«Amaneció, era un domingo bonito y soleado, pero ese día no habían churros, periódico ni tebeos. Era el 18 de julio de 1936.
Desde el corral de mi casa se oía una fuerte algarabía que procedía de la calle, ruido de vehículos y algún "petardeo" que creí que era debido por ser un día festivo. Me lancé a la calle, no sin antes ser advertido por mi madre del posible peligro que representaba meterse en berenjenales.
Me quedé atónito ante lo que veían mis ojos, algo insólito que no llegaba a comprender. En la plaza de Los Ángeles, dos grandes hogueras consumían imágenes y mobiliario de la iglesia. Grupos de gentes, con gestos irreverentes y blasfemos, lanzaban toda clase de cuadros, obras de arte, casullas., bonetes y demás vestuario religioso, arrojándolo a la pira, mientras otro grupo subido al campanario, en una ardua labor, intentaban arrancar las campanas.
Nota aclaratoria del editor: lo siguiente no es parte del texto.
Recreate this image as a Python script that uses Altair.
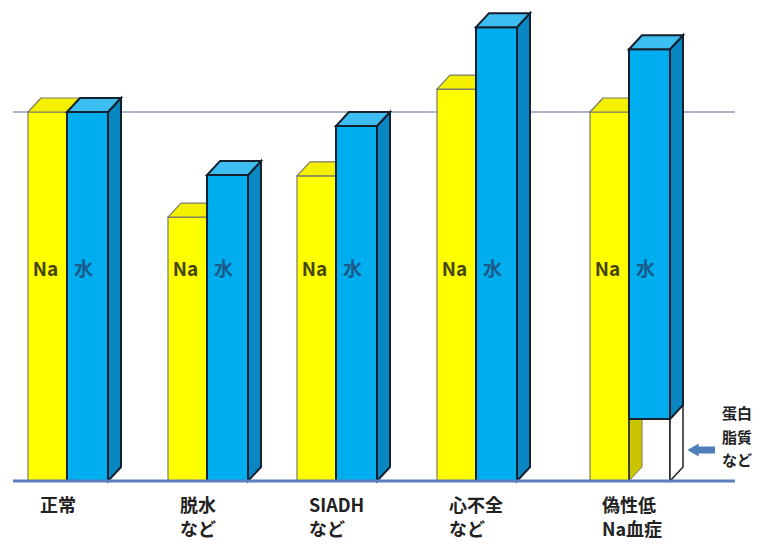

La otra hoguera, era la del convento. Se arrojaban por las ventanas toda clase de mobiliario religioso y escolar, los pupitres volaban hasta la calle, libros, cuadernos y uniformes de colegialas, todo a la hoguera. Desde una ventana del tercer piso, un malcarado miliciano arrojaba a la calle el botiquín del centro, con una risotada bárbara, y mostrando una caja de inyectables, con voz zafia gritó: ¡Indiciones pa no parir!, arrojándolas al vacío.
Es difícil expresar lo que siente un niño de diez años ante tanta barbarie y brutalidad. Todo el Cabañal rezumaba un fuerte olor a rancio, a barniz viejo quemado.
Mi padre sentenció: "Pobre República Española, ha caído en manos de energúmenos".»